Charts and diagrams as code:
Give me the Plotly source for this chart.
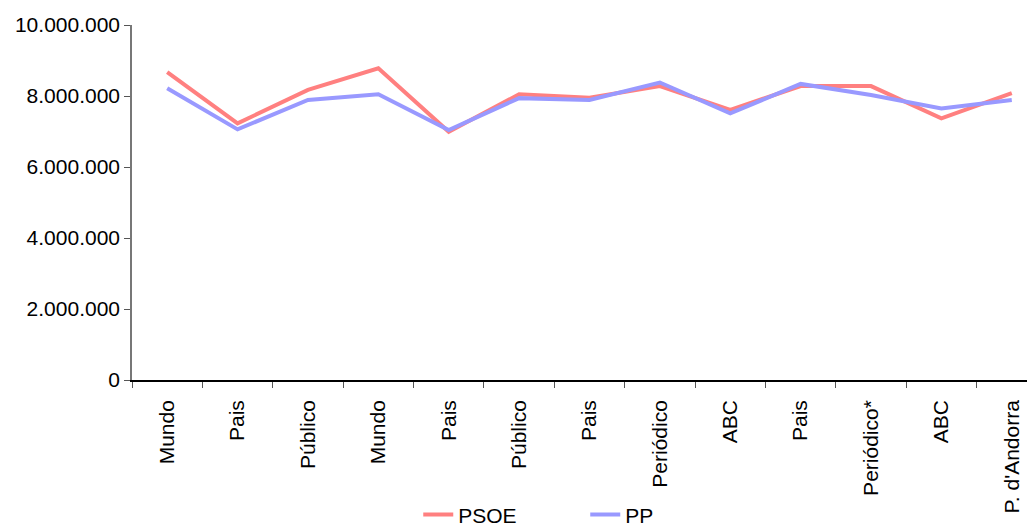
import plotly.graph_objects as go

categories = ["Mundo", "Pais", "Público", "Mundo", "Pais", "Público", "Pais",
              "Periódico", "ABC", "Pais", "Periódico*", "ABC", "P. d'Andorra"]
psoe = [8670000, 7230000, 8170000, 8780000, 6990000, 8050000, 7950000,
        8280000, 7610000, 8280000, 8280000, 7370000, 8080000]
pp = [8220000, 7060000, 7890000, 8050000, 7040000, 7940000, 7890000,
      8380000, 7510000, 8340000, 8030000, 7650000, 7890000]
y_ticks = [0, 2000000, 4000000, 6000000, 8000000, 10000000]
y_labels = ["0", "2.000.000", "4.000.000", "6.000.000", "8.000.000", "10.000.000"]

xpos = list(range(len(categories)))

fig = go.Figure()
fig.add_trace(go.Scatter(x=xpos, y=psoe, mode="lines", name="PSOE",
                         line=dict(color="#FF8080", width=4)))
fig.add_trace(go.Scatter(x=xpos, y=pp, mode="lines", name="PP",
                         line=dict(color="#9999FF", width=4)))

# page body has an 8px default margin, so the figure is sized to fit inside it
fig.update_layout(
    width=1027, height=521,
    margin=dict(l=124, r=0, t=17, b=149, autoexpand=False),
    paper_bgcolor="white", plot_bgcolor="white",
    font=dict(family="Liberation Sans, Arial, sans-serif", size=21, color="black"),
    showlegend=True,
    legend=dict(orientation="h", x=0.317, xanchor="left", y=-0.38, yanchor="middle",
                font=dict(size=21), entrywidth=122, entrywidthmode="pixels",
                bgcolor="rgba(0,0,0,0)"),
)
fig.update_xaxes(
    range=[-0.5, 12.33], tickvals=xpos, ticktext=categories, tickangle=-90,
    ticks="", showline=True, linecolor="black", linewidth=1.5,
    showgrid=False, zeroline=False, tickfont=dict(size=21), automargin=False,
    ticklabelstandoff=10,
    minor=dict(ticks="outside", tick0=0.5, dtick=1, ticklen=6,
               tickcolor="#555555", showgrid=False),
)
fig.update_yaxes(
    range=[0, 10000000], tickvals=y_ticks, ticktext=y_labels,
    ticks="outside", ticklen=6, tickcolor="#555555",
    showline=True, linecolor="#777777", linewidth=1.5,
    showgrid=False, zeroline=False, tickfont=dict(size=21), automargin=False,
)

fig.write_html("out.html")
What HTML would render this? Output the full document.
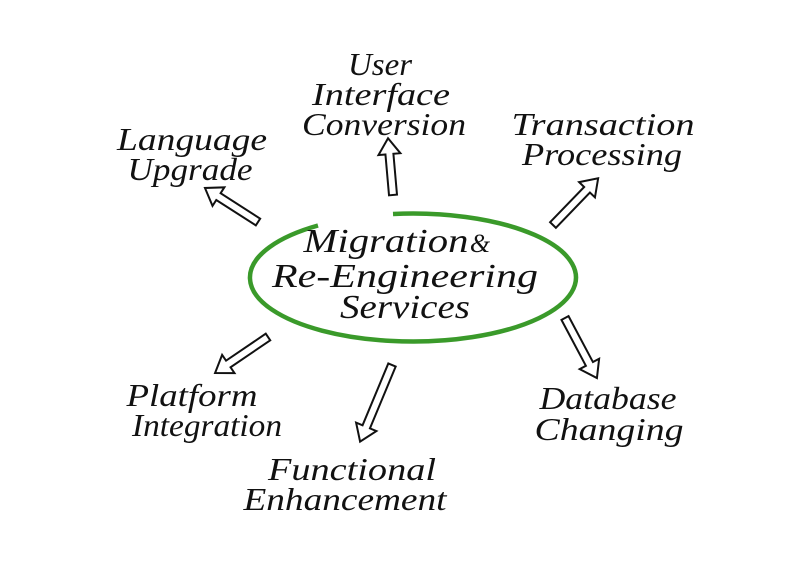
<!DOCTYPE html>
<html><head><meta charset="utf-8"><style>
html,body{margin:0;padding:0;background:#fff;}
svg{display:block;}
text{font-family:"Liberation Serif",serif;font-style:italic;font-size:32px;fill:#111;text-anchor:middle;}
</style></head><body>
<svg width="800" height="566" viewBox="0 0 800 566" xmlns="http://www.w3.org/2000/svg">
<path d="M 393,214 A 163 64 0 1 1 318,225.5" fill="none" stroke="#3a9a2a" stroke-width="4.5"/>
<g fill="#fff" stroke="#111" stroke-width="2" stroke-linejoin="miter">
<g transform="translate(258,222) rotate(212.7)"><polygon points="0,-4 47,-4 47,-11 63,0 47,11 47,4 0,4"/></g>
<g transform="translate(393,195) rotate(-95)"><polygon points="0,-4 41,-4 41,-11 57,0 41,11 41,4 0,4"/></g>
<g transform="translate(553,225) rotate(-46)"><polygon points="0,-4 49,-4 49,-11 65,0 49,11 49,4 0,4"/></g>
<g transform="translate(565,318) rotate(62)"><polygon points="0,-4 52,-4 52,-11 68,0 52,11 52,4 0,4"/></g>
<g transform="translate(392,365) rotate(112.6)"><polygon points="0,-4 67,-4 67,-11 83,0 67,11 67,4 0,4"/></g>
<g transform="translate(268,337) rotate(145.8)"><polygon points="0,-4 48,-4 48,-11 64,0 48,11 48,4 0,4"/></g>
</g>
<g style="" >
<text x="380" y="75" textLength="64" lengthAdjust="spacingAndGlyphs">User</text>
<text x="381" y="105" textLength="138" lengthAdjust="spacingAndGlyphs">Interface</text>
<text x="384" y="135" textLength="164" lengthAdjust="spacingAndGlyphs">Conversion</text>
<text x="192" y="150" textLength="150" lengthAdjust="spacingAndGlyphs">Language</text>
<text x="190" y="180" textLength="125" lengthAdjust="spacingAndGlyphs">Upgrade</text>
<text x="603" y="135" textLength="183" lengthAdjust="spacingAndGlyphs">Transaction</text>
<text x="602" y="165" textLength="160" lengthAdjust="spacingAndGlyphs">Processing</text>
<text x="386" y="252" textLength="165" lengthAdjust="spacingAndGlyphs" style="font-size:34px">Migration</text>
<text x="480" y="252" style="font-size:26px">&amp;</text>
<text x="405" y="287" textLength="266" lengthAdjust="spacingAndGlyphs" style="font-size:34px">Re-Engineering</text>
<text x="405" y="318" textLength="130" lengthAdjust="spacingAndGlyphs" style="font-size:34px">Services</text>
<text x="192" y="406" textLength="131" lengthAdjust="spacingAndGlyphs">Platform</text>
<text x="207" y="436" textLength="150" lengthAdjust="spacingAndGlyphs">Integration</text>
<text x="608" y="409" textLength="137" lengthAdjust="spacingAndGlyphs">Database</text>
<text x="609" y="440" textLength="149" lengthAdjust="spacingAndGlyphs">Changing</text>
<text x="352" y="480" textLength="168" lengthAdjust="spacingAndGlyphs">Functional</text>
<text x="345" y="510" textLength="203" lengthAdjust="spacingAndGlyphs">Enhancement</text>
</g>
</svg>
</body></html>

» **WORK TO COMPLETE**: Reproduce, word for word, every line from the start of the records down to and including the line with "import plotly.graph_objects as go"; skip the pictures.

» **REPLY TO THE EXERCISE**:
Give me the Plotly source for this chart.
import plotly.graph_objects as go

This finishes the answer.